Reputation: 47
Here is my part of spider:
def parse(self, response):
titles = HtmlXPathSelector(response).select('//li')
for title in titles:
item = EksidefeItem()
item['favori'] = title.select("//*[@id='entry-list']/li/@data-favorite-count").extract()
item['entry'] = ['<a href=https://eksisozluk.com%s'%a for a in title.select("//*[@class='entry-date permalink']/@href").extract()]
item['yazari'] = title.select("//*[@id='entry-list']/li/@data-author").extract()
item['basligi'] = title.select("//*[@id='topic']/h1/@data-title").extract()
item['tarih'] = title.select("//*[@id='entry-list']/li/footer/div[2]/a[1]/text()").extract()
return item
I am getting date and time from item['tarih']
but its not exact date and time it also has another values inside it. Here is an example of parsed data from it:
26.01.2017 20:04 ~ 20:07
I want to use only date part (10 characters from left) as
26.01.2017
How can I do that?
Thanks
Upvotes: 1
Views: 165
Reputation: 9647
Consider using item loaders. You can extend the ItemLoader class and write your own custom item loader like this.
from scrapy.loader import ItemLoader
from scrapy.loader.processors import TakeFirst, MapCompose
def tarih_modifier(value):
return value[:10]
class MyCustomLoader(ItemLoader):
default_output_processor = TakeFirst()
tarih_in = MapCompose(tarih_modifier)
You can also write this class in a separate module.

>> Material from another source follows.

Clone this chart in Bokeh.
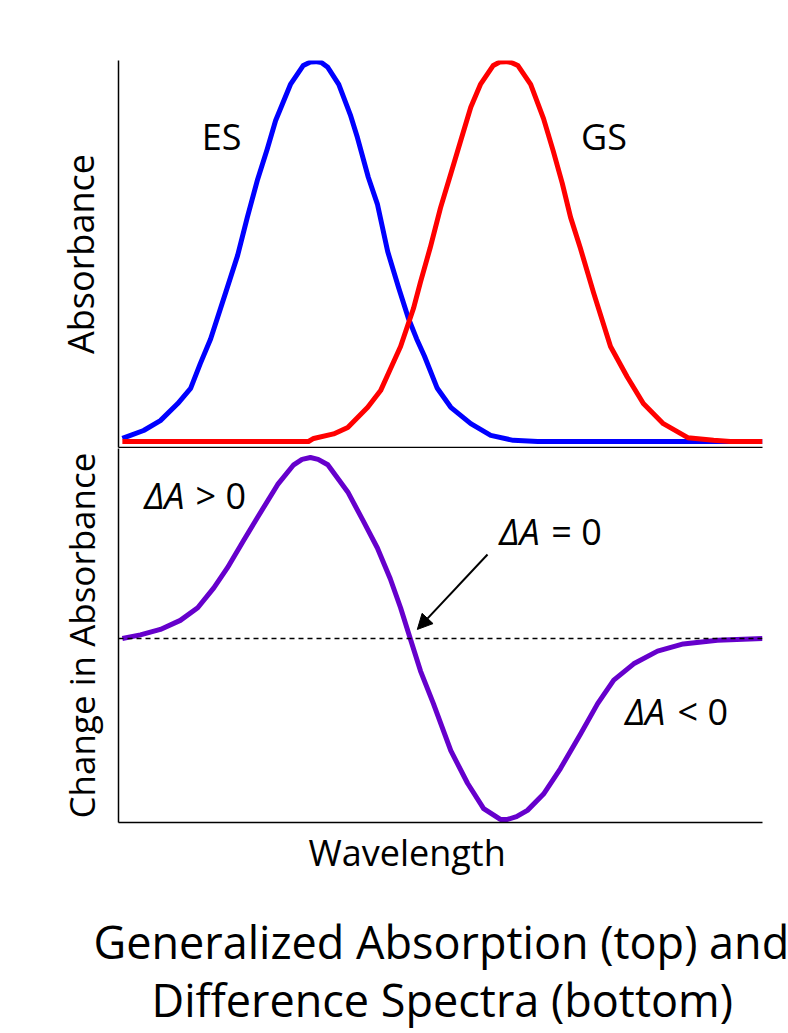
from bokeh.plotting import figure
from bokeh.models import Range1d, FixedTicker, Span, Arrow, NormalHead, Label, Title
from bokeh.layouts import column
from bokeh.embed import file_html
from bokeh.resources import INLINE

# ---------------- data ----------------
# wavelength in arbitrary units (0..100 across the axis)
es_wavelength = [0.6, 3.9, 6.5, 9.2, 11.2, 12.7, 14.3, 16.6, 18.5, 20.0, 21.6, 23.1, 24.4,
                 26.7, 28.7, 29.8, 30.6, 31.5, 32.5, 34.2, 36.0, 37.1, 38.8, 40.2, 41.8, 43.5,
                 45.0, 46.3, 47.5, 49.5, 51.6, 54.7, 57.8, 61.3, 65.1, 100.0]
es_absorbance = [0.008, 0.029, 0.055, 0.10, 0.14, 0.205, 0.27, 0.39, 0.49, 0.59, 0.69, 0.77,
                 0.845, 0.94, 0.99, 0.999, 1.0, 0.998, 0.985, 0.94, 0.86, 0.80, 0.695, 0.625,
                 0.50, 0.405, 0.325, 0.27, 0.225, 0.14, 0.09, 0.047, 0.016, 0.003, 0.0, 0.0]

gs_wavelength = [0.6, 29.5, 30.3, 33.4, 35.6, 38.7, 40.7, 42.2, 43.8, 45.8, 46.9, 48.4, 50.0,
                 51.6, 53.1, 54.7, 56.2, 58.2, 59.2, 60.1, 61.0, 62.0, 64.0, 66.0, 67.5, 68.9,
                 70.2, 71.7, 73.8, 76.4, 79.0, 81.5, 84.6, 88.4, 92.4, 95.0, 100.0]
gs_absorbance = [0.0, 0.0, 0.008, 0.02, 0.037, 0.09, 0.134, 0.19, 0.25, 0.35, 0.42, 0.51, 0.615,
                 0.705, 0.79, 0.88, 0.94, 0.99, 0.999, 1.0, 0.998, 0.99, 0.94, 0.85, 0.765, 0.68,
                 0.59, 0.51, 0.39, 0.25, 0.17, 0.10, 0.047, 0.01, 0.003, 0.0, 0.0]

diff_wavelength = [0.6, 3.4, 6.5, 9.6, 12.3, 14.8, 16.9, 19.4, 21.6, 24.7, 27.2, 28.5, 29.8,
                   31.0, 32.5, 35.6, 38.0, 40.2, 42.2, 43.8, 45.3, 46.9, 48.9, 51.6, 54.2, 56.7,
                   59.3, 60.4, 61.8, 63.5, 66.0, 68.6, 71.7, 74.4, 76.9, 80.0, 83.7, 87.7, 93.0,
                   100.0]
diff_change = [0.0, 0.02, 0.05, 0.10, 0.17, 0.28, 0.39, 0.54, 0.67, 0.85, 0.96, 0.99, 1.0,
               0.99, 0.96, 0.81, 0.65, 0.50, 0.33, 0.17, 0.0, -0.18, -0.36, -0.62, -0.80, -0.94,
               -1.0, -1.0, -0.985, -0.95, -0.86, -0.72, -0.53, -0.36, -0.23, -0.14, -0.07,
               -0.03, -0.01, 0.0]

caption_lines = ["Generalized Absorption (top) and", "Difference Spectra (bottom)"]

FONT = "Open Sans"


def strip_axis(ax):
    ax.ticker = FixedTicker(ticks=[])
    ax.major_tick_out = 0
    ax.major_tick_in = 0
    ax.minor_tick_out = 0
    ax.minor_tick_in = 0
    ax.major_label_standoff = 0
    ax.axis_line_color = "black"
    ax.axis_line_width = 1.5
    ax.axis_label_text_font = FONT
    ax.axis_label_text_font_size = "36px"
    ax.axis_label_text_font_style = "normal"
    ax.axis_label_text_color = "black"


def style(p):
    p.grid.visible = False
    p.outline_line_color = None
    p.background_fill_color = "white"
    p.border_fill_color = "white"
    for ax in p.xaxis + p.yaxis:
        strip_axis(ax)


def label(p, x, y, text, align="center", italic=False, size="36px"):
    p.add_layout(Label(x=x, y=y, text=text, text_align=align, text_baseline="alphabetic",
                       text_font=FONT, text_font_size=size, text_color="black",
                       text_font_style="italic" if italic else "normal"))


def below_title(p, text, size, offset, standoff, valign="bottom"):
    p.add_layout(Title(text=text, align="left", offset=offset, standoff=standoff,
                       vertical_align=valign, text_font=FONT, text_font_size=size,
                       text_font_style="normal", text_color="black"), "below")


# ---------------- top panel: absorption spectra ----------------
p1 = figure(width=788, height=448, output_backend="svg", toolbar_location=None,
            x_range=Range1d(0, 100), y_range=Range1d(-0.0158, 1.003),
            min_border_left=118, min_border_right=26, min_border_top=60, min_border_bottom=1)
p1.line(es_wavelength, es_absorbance, line_color="#0000FF", line_width=5, line_join="round")
p1.line(gs_wavelength, gs_absorbance, line_color="#FF0000", line_width=5, line_join="round")
style(p1)
p1.yaxis.axis_label = "Absorbance"
p1.yaxis.axis_label_standoff = 14
label(p1, 16.0, 0.803, "ES")
label(p1, 75.4, 0.803, "GS")

# ---------------- bottom panel: difference spectrum ----------------
p2 = figure(width=788, height=585, output_backend="svg", toolbar_location=None,
            x_range=Range1d(0, 100), y_range=Range1d(-1.017, 1.050),
            min_border_left=118, min_border_right=26, min_border_top=0, min_border_bottom=211)
p2.add_layout(Span(location=0, dimension="width", line_color="black", line_width=1.5,
                   line_dash="5 4"))
p2.line(diff_wavelength, diff_change, line_color="#6600CC", line_width=5, line_join="round")
style(p2)
p2.yaxis.axis_label = "Change in Absorbance"
p2.yaxis.axis_label_text_font_size = "35px"
p2.yaxis.axis_label_standoff = 14

p2.add_layout(Arrow(end=NormalHead(size=15, fill_color="black", line_color="black"),
                    x_start=57.3, y_start=0.464, x_end=46.4, y_end=0.05,
                    line_color="black", line_width=2))

label(p2, 10.25, 0.790, "ΔA", align="right", italic=True)
label(p2, 11.96, 0.790, "> 0", align="left")
label(p2, 65.4, 0.591, "ΔA", align="right", italic=True)
label(p2, 67.2, 0.591, "= 0", align="left")
label(p2, 84.9, -0.404, "ΔA", align="right", italic=True)
label(p2, 86.8, -0.404, "< 0", align="left")

# x-axis label (slightly left of the frame centre, as in the original) and caption
below_title(p2, "Wavelength", "36px", 190, 7)
below_title(p2, caption_lines[0], "45px", -25, 57)
below_title(p2, caption_lines[1], "45px", 33, -63, valign="top")

layout = column(p1, p2)
open("out.html", "w").write(file_html(layout, INLINE))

Now in the parse method you can use this loader class.
def parse(self, response):
l = MyCustomLoader(item=EksidefeItem(), response=response)
l.add_xpath('name', "//*[@id='entry-list']/li/footer/div[2]/a[1]/text()")
# add the rest
return l.load_item()
Using loader class will give you much more convenience over customizing values.
Upvotes: 1
Reputation: 5029
You could use string slicing to get just the date:
item['tarih'] = title.select("//*[@id='entry-list']/li/footer/div[2]/a[1]/text()").extract()
item['tarih'][0] = item['tarih'][0][:10]
But I would also add some validation (take a look at datetime.datetime.strptime()
) to make sure you got a valid date.
Upvotes: 0